*DATASET EXCERPTS:*
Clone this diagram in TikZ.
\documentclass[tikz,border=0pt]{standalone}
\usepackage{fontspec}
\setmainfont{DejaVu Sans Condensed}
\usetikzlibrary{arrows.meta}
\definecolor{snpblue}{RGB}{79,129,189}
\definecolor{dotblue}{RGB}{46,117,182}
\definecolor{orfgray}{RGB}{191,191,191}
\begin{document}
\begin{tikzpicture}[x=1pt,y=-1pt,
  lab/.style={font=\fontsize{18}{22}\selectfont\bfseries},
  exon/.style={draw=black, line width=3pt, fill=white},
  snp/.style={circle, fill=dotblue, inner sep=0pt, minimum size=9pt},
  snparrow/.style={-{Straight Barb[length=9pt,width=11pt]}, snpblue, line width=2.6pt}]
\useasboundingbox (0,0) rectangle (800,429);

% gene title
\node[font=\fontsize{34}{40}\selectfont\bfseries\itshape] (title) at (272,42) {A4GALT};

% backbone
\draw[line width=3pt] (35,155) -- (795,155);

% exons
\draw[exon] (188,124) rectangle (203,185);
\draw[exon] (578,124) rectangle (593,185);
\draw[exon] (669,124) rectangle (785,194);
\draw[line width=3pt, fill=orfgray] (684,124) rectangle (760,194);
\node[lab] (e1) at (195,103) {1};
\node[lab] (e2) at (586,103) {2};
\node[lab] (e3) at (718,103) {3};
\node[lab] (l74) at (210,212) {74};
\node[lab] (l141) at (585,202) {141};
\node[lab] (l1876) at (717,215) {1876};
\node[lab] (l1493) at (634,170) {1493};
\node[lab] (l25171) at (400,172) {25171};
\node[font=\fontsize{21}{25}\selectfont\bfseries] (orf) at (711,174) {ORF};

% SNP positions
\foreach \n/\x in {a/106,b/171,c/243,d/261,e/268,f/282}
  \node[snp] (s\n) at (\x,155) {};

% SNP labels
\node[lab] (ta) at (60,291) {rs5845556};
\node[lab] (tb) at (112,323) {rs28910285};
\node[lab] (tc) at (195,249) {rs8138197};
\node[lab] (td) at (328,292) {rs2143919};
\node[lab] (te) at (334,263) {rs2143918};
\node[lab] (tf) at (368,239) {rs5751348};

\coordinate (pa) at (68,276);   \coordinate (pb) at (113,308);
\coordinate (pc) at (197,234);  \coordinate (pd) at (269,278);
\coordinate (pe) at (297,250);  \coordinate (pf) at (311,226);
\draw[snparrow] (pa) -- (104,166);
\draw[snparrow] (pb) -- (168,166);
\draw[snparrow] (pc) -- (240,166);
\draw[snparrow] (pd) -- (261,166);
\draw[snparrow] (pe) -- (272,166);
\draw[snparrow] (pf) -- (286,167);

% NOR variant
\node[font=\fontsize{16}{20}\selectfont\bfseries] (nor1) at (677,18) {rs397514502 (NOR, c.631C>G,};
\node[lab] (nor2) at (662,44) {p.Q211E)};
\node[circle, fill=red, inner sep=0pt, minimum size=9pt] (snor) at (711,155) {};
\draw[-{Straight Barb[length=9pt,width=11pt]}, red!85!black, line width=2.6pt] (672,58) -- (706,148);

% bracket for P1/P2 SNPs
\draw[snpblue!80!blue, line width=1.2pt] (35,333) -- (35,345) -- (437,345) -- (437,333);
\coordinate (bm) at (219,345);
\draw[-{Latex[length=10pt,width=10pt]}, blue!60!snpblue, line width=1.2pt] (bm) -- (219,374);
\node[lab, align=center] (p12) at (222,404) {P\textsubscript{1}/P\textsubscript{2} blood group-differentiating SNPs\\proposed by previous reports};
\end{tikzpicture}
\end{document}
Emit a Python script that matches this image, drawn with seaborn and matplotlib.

*EXERCISE:*
Print every entry exactly as it appears.

*RESULT BELOW:*
Clone this diagram in TikZ.
\documentclass[tikz,border=0pt]{standalone}
\usepackage{fontspec}
\setmainfont{DejaVu Sans Condensed}
\usetikzlibrary{arrows.meta}
\definecolor{snpblue}{RGB}{79,129,189}
\definecolor{dotblue}{RGB}{46,117,182}
\definecolor{orfgray}{RGB}{191,191,191}
\begin{document}
\begin{tikzpicture}[x=1pt,y=-1pt,
  lab/.style={font=\fontsize{18}{22}\selectfont\bfseries},
  exon/.style={draw=black, line width=3pt, fill=white},
  snp/.style={circle, fill=dotblue, inner sep=0pt, minimum size=9pt},
  snparrow/.style={-{Straight Barb[length=9pt,width=11pt]}, snpblue, line width=2.6pt}]
\useasboundingbox (0,0) rectangle (800,429);

% gene title
\node[font=\fontsize{34}{40}\selectfont\bfseries\itshape] (title) at (272,42) {A4GALT};

% backbone
\draw[line width=3pt] (35,155) -- (795,155);

% exons
\draw[exon] (188,124) rectangle (203,185);
\draw[exon] (578,124) rectangle (593,185);
\draw[exon] (669,124) rectangle (785,194);
\draw[line width=3pt, fill=orfgray] (684,124) rectangle (760,194);
\node[lab] (e1) at (195,103) {1};
\node[lab] (e2) at (586,103) {2};
\node[lab] (e3) at (718,103) {3};
\node[lab] (l74) at (210,212) {74};
\node[lab] (l141) at (585,202) {141};
\node[lab] (l1876) at (717,215) {1876};
\node[lab] (l1493) at (634,170) {1493};
\node[lab] (l25171) at (400,172) {25171};
\node[font=\fontsize{21}{25}\selectfont\bfseries] (orf) at (711,174) {ORF};

% SNP positions
\foreach \n/\x in {a/106,b/171,c/243,d/261,e/268,f/282}
  \node[snp] (s\n) at (\x,155) {};

% SNP labels
\node[lab] (ta) at (60,291) {rs5845556};
\node[lab] (tb) at (112,323) {rs28910285};
\node[lab] (tc) at (195,249) {rs8138197};
\node[lab] (td) at (328,292) {rs2143919};
\node[lab] (te) at (334,263) {rs2143918};
\node[lab] (tf) at (368,239) {rs5751348};

\coordinate (pa) at (68,276);   \coordinate (pb) at (113,308);
\coordinate (pc) at (197,234);  \coordinate (pd) at (269,278);
\coordinate (pe) at (297,250);  \coordinate (pf) at (311,226);
\draw[snparrow] (pa) -- (104,166);
\draw[snparrow] (pb) -- (168,166);
\draw[snparrow] (pc) -- (240,166);
\draw[snparrow] (pd) -- (261,166);
\draw[snparrow] (pe) -- (272,166);
\draw[snparrow] (pf) -- (286,167);

% NOR variant
\node[font=\fontsize{16}{20}\selectfont\bfseries] (nor1) at (677,18) {rs397514502 (NOR, c.631C>G,};
\node[lab] (nor2) at (662,44) {p.Q211E)};
\node[circle, fill=red, inner sep=0pt, minimum size=9pt] (snor) at (711,155) {};
\draw[-{Straight Barb[length=9pt,width=11pt]}, red!85!black, line width=2.6pt] (672,58) -- (706,148);

% bracket for P1/P2 SNPs
\draw[snpblue!80!blue, line width=1.2pt] (35,333) -- (35,345) -- (437,345) -- (437,333);
\coordinate (bm) at (219,345);
\draw[-{Latex[length=10pt,width=10pt]}, blue!60!snpblue, line width=1.2pt] (bm) -- (219,374);
\node[lab, align=center] (p12) at (222,404) {P\textsubscript{1}/P\textsubscript{2} blood group-differentiating SNPs\\proposed by previous reports};
\end{tikzpicture}
\end{document}
Emit a Python script that matches this image, drawn with seaborn and matplotlib.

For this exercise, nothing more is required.